O GOSTO PELA VIDA


Para além de gostar de ver o FC Porto "levar" 4...
existem outras coisas que prefiro abordar quando quero falar d'O Gosto Pela Vida.



A perda do gosto de viver na nossa sociedade civilizada é, em grande parte, devida a restrições da liberdade que são essenciais à nossa concepção de vida. O selvagem caça quando tem fome, e ao agir assim obedece a um impulso directo. O homem que vai todas as manhãs, à mesma hora, para o seu trabalho, obedece fundamentalmente ao mesmo impulso, à necessidade de ganhar a vida, mas, no seu caso, o impulso não opera directamente nem no momento em que o sente: opera indirectamente, através de abstracções, de crenças e de vontade. No momento em que o homem se põe a caminhar para o seu trabalho não sente fome, pois acabou justamente de tomar o seu pequeno-almoço. Sabe simplesmente que voltará a ter fome e que o seu trabalho é um meio de satisfazer essa fome futura. Os impulsos são irregulares, ao passo que os hábitos, numa sociedade civilizada, devem ser regulares. Entre os selvagens, mesmo as empresas colectivas, quando existem, são espontâneas e impulsivas. Quando a tribo vai para a guerra, o tam-tam desperta o ardor militar e a emoção colectiva inspira cada indivíduo à actividade necessária. As modernas empresas não podem ser conduzidas da mesma forma. Se um comboio tem de seguir viagem a uma hora fixa, é impossível inspirar os carregadores, o maquinista e o homem que dá o sinal da partida por meio de música bárbara. Cada um deve cumprir a sua tarefa simplesmente porque deve ser feita; a sua razão de agir é, por assim dizer, indirecta: eles não sentem nenhum impulso por essa actividade, executam-na somente por causa da recompensa. Muitas coisas na vida social apresentam o mesmo defeito. Há pessoas que conversam com outras não pelo simples desejo de o fazerem mas na esperança de tirarem algum benefício dessa cooperação.
A cada momento da sua vida o homem civilizado depara com restrições aos seus impulsos: se acontece sentir-se alegre, não pode cantar e dançar na rua, e se se sente triste, não pode sentar-se na beira do passeio e chorar as suas amarguras, com medo de obstruir o trânsito.
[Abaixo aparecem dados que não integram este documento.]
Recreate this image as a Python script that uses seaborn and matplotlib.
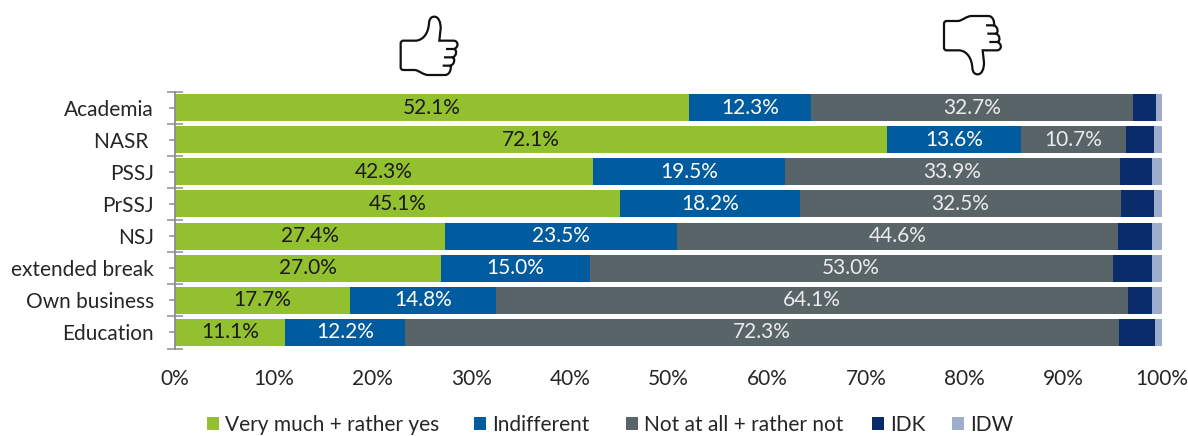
import numpy as np
import pandas as pd
import matplotlib
matplotlib.use("Agg")
import matplotlib.pyplot as plt
from matplotlib.path import Path
from matplotlib.patches import PathPatch, Patch
from matplotlib.transforms import Affine2D
import seaborn as sns

categories = ["Academia", "NASR ", "PSSJ", "PrSSJ", "NSJ", "extended break", "Own business", "Education"]
very_much = [52.1, 72.1, 42.3, 45.1, 27.4, 27.0, 17.7, 11.1]
indifferent = [12.3, 13.6, 19.5, 18.2, 23.5, 15.0, 14.8, 12.2]
not_at_all = [32.7, 10.7, 33.9, 32.5, 44.6, 53.0, 64.1, 72.3]
idk = [2.3, 2.75, 3.3, 3.35, 3.5, 4.0, 2.4, 3.7]
idw = [0.6, 0.85, 1.0, 0.85, 1.0, 1.0, 1.0, 0.7]
series_names = ["Very much + rather yes", "Indifferent", "Not at all + rather not", "IDK", "IDW"]
series_values = [very_much, indifferent, not_at_all, idk, idw]
series_colors = ["#93C02E", "#005C9E", "#586467", "#0B2C6B", "#9EADCB"]
label_colors = ["#1A1A1A", "white", "#ECECEC", None, None]
legend_px = [207, 474, 626, 872, 952]
axis_color = "#8E8E8E"
text_color = "#262626"

sns.set_theme(style="white")
plt.rcParams["font.family"] = ["Lato", "DejaVu Sans"]

W, H = 1188, 436
fig = plt.figure(figsize=(W / 100, H / 100), dpi=100)
ax = fig.add_axes([175 / W, 1 - 348.5 / H, 987 / W, 257 / H])

left = np.zeros(len(categories))
for name, vals, col in zip(series_names, series_values, series_colors):
    df = pd.DataFrame({"cat": categories, "val": vals})
    sns.barplot(data=df, y="cat", x="val", order=categories, color=col, saturation=1,
                width=0.84, left=left, errorbar=None, ax=ax, linewidth=0)
    left = left + np.array(vals)

for cont, col in zip(ax.containers, label_colors):
    if col is not None:
        ax.bar_label(cont, fmt="%.1f%%", label_type="center", color=col, fontsize=15)

ax.set_xlim(0, 100)
ax.set_ylim(len(categories) - 0.5, -0.5)
ax.set_xlabel("")
ax.set_ylabel("")
ax.set_xticks(np.arange(0, 101, 10))
ax.set_xticklabels([f"{v}%" for v in range(0, 101, 10)], fontsize=15, color=text_color)
ax.tick_params(axis="x", length=0, pad=14.5)
ax.set_yticks(np.arange(len(categories)))
ax.set_yticklabels(categories, fontsize=15, color=text_color)
ax.set_yticks(np.arange(-0.5, len(categories)), minor=True)
ax.tick_params(axis="y", which="major", direction="out", length=4.3, width=1.1, color=axis_color, pad=11, left=True)
ax.tick_params(axis="y", which="minor", direction="inout", length=11.5, width=1.1, color=axis_color, left=True)
for s in ["top", "right", "bottom"]:
    ax.spines[s].set_visible(False)
ax.spines["left"].set_color(axis_color)
ax.spines["left"].set_linewidth(1.3)
ax.set_axisbelow(False)

for n, c, px in zip(series_names, series_colors, legend_px):
    fig.legend(handles=[Patch(facecolor=c, edgecolor="none", label=n)], loc="center left",
               bbox_to_anchor=(px / W, 1 - 425 / H), frameon=False, fontsize=15, labelcolor=text_color,
               handlelength=0.58, handleheight=0.58, handletextpad=0.28, borderpad=0, borderaxespad=0)

# Decorative thumb icons, outlined in pixel space of the 3x crop
verts = [(62, 130), (62, 122), (70, 122), (108, 122), (130, 120), (145, 100), (147, 70),
         (148, 55), (155, 50), (163, 50), (175, 50), (182, 65), (182, 85), (178, 122), (222, 122),
         (236, 124), (236, 142), (222, 147), (232, 150), (230, 168), (218, 172),
         (226, 176), (224, 192), (212, 197), (214, 205), (210, 225), (195, 225), (145, 225),
         (130, 225), (118, 212), (105, 210), (70, 210), (62, 210), (62, 202), (62, 130),
         (222, 147), (198, 147), (218, 172), (192, 172), (212, 197), (188, 197)]
C3, C4, L, M = Path.CURVE3, Path.CURVE4, Path.LINETO, Path.MOVETO
codes = [M, C3, C3, L, C4, C4, C4, C4, C4, C4, C4, C4, C4, L, L,
         C4, C4, C4, C4, C4, C4, C4, C4, C4, C4, C4, C4, L,
         C4, C4, C4, L, C3, C3, L, M, L, M, L, M, L]
icon = Path(verts, codes)
up = Affine2D().scale(1 / 3, -1 / 3).translate(380, H)
down = Affine2D().translate(-5, 0).scale(1 / 3, 1 / 3).translate(925, H - 273 / 3)
for tr in (up, down):
    fig.add_artist(PathPatch(icon, transform=tr, facecolor="none", edgecolor="#111111", lw=1.6))

fig.savefig("out.png", dpi=100)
Na juventude, a sua liberdade é restringida pelos estudos, na vida adulta é completamente restringida pelas horas de trabalho. Tudo isto torna o gosto de viver ainda mais difícil de conservar, pois essas restrições contínuas têm tendência para produzir fadiga e aborrecimento. Contudo, uma sociedade civilizada é impossível sem consideráveis limitações aos impulsos espontâneos, pois os impulsos espontâneos só podem produzir as formas mais simples de cooperação social e não as formas mais complexas que a organização exige. Para vencer tais obstáculos e sentir gosto pela vida, o homem precisa de ter saúde e muita energia ou então, se tiver sorte, um trabalho que lhe proporcione verdadeiro prazer.